Fr. Dwight Longenecker follows up on the Pope’s recent promotion of cooperatives as a better alternative to actually owning your own business. In doing so he rolls out a false dichotomy which is uttered so often it reminds me of how the Constitution calls for separation of church and state. It doesn’t, and Catholic teaching doesn’t call for checks on capitalism either.
To understand Pope Francis’ economics we need to turn away from the simplistic clash between left-wing socialism and right-wing capitalism. Catholic social teaching condemns socialism for substituting state systems of welfare for personal responsibility, and for obliterating individual freedoms through oppressive state control. Catholic social teaching also condemns unrestrained capitalism for focusing only on the quest for wealth at the expense of workers, the environment and the common good.

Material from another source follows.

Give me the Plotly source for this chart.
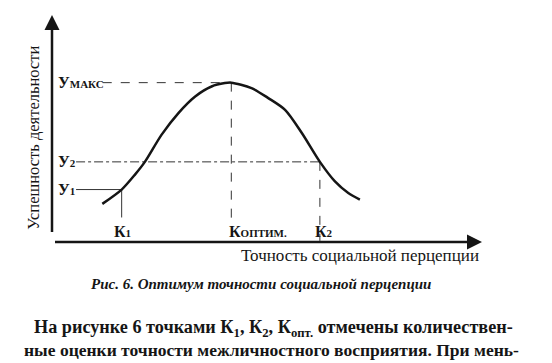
import plotly.graph_objects as go

# Curve: success of activity vs accuracy of social perception (chart units 0..100)
curve_x = [11.7, 16.2, 19.3, 21.6, 25.5, 29.4, 33.3, 37.1, 40.2, 41.7, 46.4, 50.3, 54.2, 58.1, 62.3, 65.8, 68.9, 71.6]
curve_y = [16.8, 23.1, 29.7, 35.3, 47.3, 56.8, 64.1, 68.5, 70.0, 70.2, 67.8, 63.4, 58.2, 48.0, 35.3, 26.7, 21.6, 18.7]

# Marked points: K1 -> У1, Kоптим -> Умакс, K2 -> У2
k_labels = ["К<span style='font-size:11px'>1</span>",
            "К<span style='font-size:11px'>ОПТИМ.</span>",
            "К<span style='font-size:11px'>2</span>"]
k_values = [16.2, 41.7, 62.3]
y_labels = ["У<span style='font-size:11px'>1</span>",
            "У<span style='font-size:11px'>МАКС</span>",
            "У<span style='font-size:11px'>2</span>"]
y_values = [23.1, 70.2, 35.3]

x_title = "Точность социальной перцепции"
y_title = "Успешность деятельности"
caption = "<b><i>Рис. 6. Оптимум точности социальной перцепции</i></b>"
body_lines = [
    "На рисунке 6 точками К<sub>1</sub>, К<sub>2</sub>, К<sub>опт.</sub> отмечены количествен-",
    "ные оценки точности межличностного восприятия. При мень-",
]

INK = "#151515"
SERIF = "Liberation Serif"

fig = go.Figure()

# guide lines (styles per marked point)
h_start = [5.6, 11.8, 5.6]
v_end = [10.8, 9.0, 0.5]
h_dash = ["solid", "dash", "dashdot"]
v_dash = ["solid", "dash", "dash"]
for i in range(3):
    fig.add_trace(go.Scatter(x=[h_start[i], k_values[i]], y=[y_values[i], y_values[i]],
                             mode="lines", line=dict(color="#333", width=1, dash=h_dash[i]),
                             hoverinfo="skip", showlegend=False))
    fig.add_trace(go.Scatter(x=[k_values[i], k_values[i]], y=[y_values[i], v_end[i]],
                             mode="lines", line=dict(color="#333", width=1, dash=v_dash[i]),
                             hoverinfo="skip", showlegend=False))

fig.add_trace(go.Scatter(x=curve_x, y=curve_y, mode="lines",
                         line=dict(color=INK, width=2.5, shape="spline", smoothing=0.8),
                         hoverinfo="skip", showlegend=False))

ann = []
# axes with arrows
ann.append(dict(x=100, y=0, ax=0, ay=0, xref="x", yref="y", axref="x", ayref="y",
                showarrow=True, arrowhead=2, arrowsize=1.2, arrowwidth=2.5, arrowcolor=INK, text=" "))
ann.append(dict(x=0, y=100, ax=0, ay=0, xref="x", yref="y", axref="x", ayref="y",
                showarrow=True, arrowhead=2, arrowsize=1.2, arrowwidth=2.5, arrowcolor=INK, text=" "))

label_font = dict(family=SERIF, size=16, color=INK)
for i in range(3):
    ann.append(dict(x=1.0, y=y_values[i], xref="x", yref="y", text="<b>" + y_labels[i] + "</b>",
                    showarrow=False, xanchor="left", yanchor="middle", font=label_font))
k_shift = [0.3, 6.2, 0.9]
for i in range(3):
    ann.append(dict(x=k_values[i] + k_shift[i], y=4.6, xref="x", yref="y", text="<b>" + k_labels[i] + "</b>",
                    showarrow=False, xanchor="center", yanchor="middle", font=label_font))

ann.append(dict(x=0.998, y=-0.06, xref="paper", yref="paper", text=x_title, showarrow=False,
                xanchor="right", yanchor="middle", font=dict(family=SERIF, size=17, color=INK)))
ann.append(dict(x=-0.044, y=0.46, xref="paper", yref="paper", text=y_title, showarrow=False,
                textangle=-90, xanchor="center", yanchor="middle",
                font=dict(family=SERIF, size=16.5, color=INK)))
ann.append(dict(x=(261 - 52) / 430, y=-0.187, xref="paper", yref="paper", text=caption, showarrow=False,
                xanchor="center", yanchor="middle", font=dict(family=SERIF, size=15, color=INK)))
ann.append(dict(x=(32 - 52) / 430, y=-0.38, xref="paper", yref="paper", text="<b>" + body_lines[0] + "</b>",
                showarrow=False, xanchor="left", yanchor="middle", font=dict(family=SERIF, size=18.2, color=INK)))
ann.append(dict(x=(22 - 52) / 430, y=-0.477, xref="paper", yref="paper", text="<b>" + body_lines[1] + "</b>",
                showarrow=False, xanchor="left", yanchor="middle", font=dict(family=SERIF, size=17.5, color=INK)))

fig.update_layout(
    width=552, height=363,
    margin=dict(l=52, r=70, t=15, b=120.5),
    paper_bgcolor="white", plot_bgcolor="white",
    xaxis=dict(range=[0, 100], visible=False, fixedrange=True),
    yaxis=dict(range=[0, 100], visible=False, fixedrange=True),
    annotations=ann,
    showlegend=False,
)

fig.write_html("out.html", config={"displayModeBar": False},
               post_script="document.body.style.margin='0';document.body.style.overflow='hidden';")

The Church condemns greed not ‘excess capitalism.’ Capitalism is just what happens when people are left alone to use their own property and energy. It really isn’t an ‘ism’ at all. It’s just natural rights and freedom. In its other sense ‘Capitalism’, as in the concentration of wealth and capacity in the hands of a few, is a result of oppressive laws which infringe upon the rights of others. That kind of capitalism doesn’t come from too much freedom, but from too little.
Pope St. John Paul II called both socialism and capitalism, “Atheistic, materialistic systems.” What he meant was that both systems focus only on the worldly attainment of money and power. They operate as if God does not exist, and each in their own way, subject the human person to the drive for wealth and power. In doing so, devotees of both systems worship money— “the devil’s dung.”
Sourcing contemporary encyclicals exclusively is a dangerous way to interpret Catholic teaching. Looking at society as it stood, Pope John Paul saw atheistic banking and finance empires concentrating wealth. This doesn’t mean we should check the God-given freedom to own and operate an enterprise. Money is the root of all evil, not evil in itself. It’s just a way to facilitate exchange, a transfer of power. It has to be misused to be called ‘dung’.
Instead, in his address to the members of the Italian co operative movement, Pope Francis emphasized economic principles that focus on the human person and the human family. The Italian Confederation of Cooperatives encourages private enterprise, helps fund start up businesses and draws people together into shared ownership of businesses for their own welfare and the assistance of the poor.
A cooperative illustrates one of the basic principles of Catholic social teaching: solidarity. Solidarity is the shared community of individuals and families for the common good. The Catholic solidarity principle is different from socialism because it is from the ground up rather than the top down. Socialism and communism attempt to impose a form of solidarity through state control whereas true solidarity is a genuine movement of the people for the people and by the people.
This turns the concept of subsidiarity on its head. Subsidiarity is the concentration of power as close to grass roots as possible, not solidarity. Socialists like to pretend that their form of solidarity is all about the people too but it never is. It just does what co-ops do. It removes real ownership and hands power to high-level administrators.
Someone has to run a co-op and it can’t be the owners because if everyone’s an owner than no-one is.